Your brain is designed to forget. It’s a feature, a filter for all the unimportant junk you see every day. Spaced repetition is how you tell your brain what actually matters.
The idea is to review information at increasing intervals. You learn something on Day 1. You review it on Day 2. Then Day 5. Then Day 10. Every time you successfully recall it, you can wait longer before the next review. You're interrupting the "forgetting curve" just as the memory starts to fade, which strengthens the connection.
This isn't cramming. It's the opposite. It's about strategically timed reviews to lock knowledge into long-term memory. You can use an app like Trider to automate this, but the principle is simple.
Your ability to focus is finite. Stop trying to study for six hours straight.

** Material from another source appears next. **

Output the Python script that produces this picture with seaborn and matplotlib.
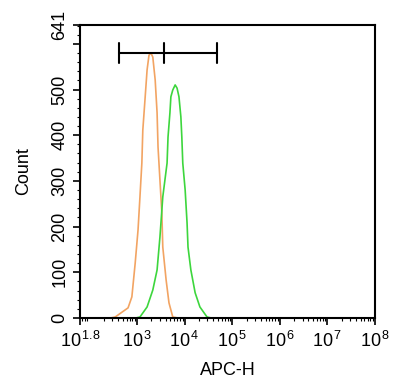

The Pomodoro Technique is brutally effective for this. Work with intense focus for 25 minutes, then take a 5-minute break. After four rounds, take a longer break. That's it. These short bursts are more productive than hours of half-distracted "studying." During the 25 minutes, your phone is off, notifications are disabled, and you're doing one thing.
And the breaks aren't optional. They're part of the work. They give your brain time to actually process what you just learned.
Pulling an all-nighter is the dumbest thing you can do for your memory. Seriously. Sleep is when your brain cleans itself out and moves memories from short-term to long-term storage. A good night's sleep after studying will always beat a few extra hours of frantic, bleary-eyed review.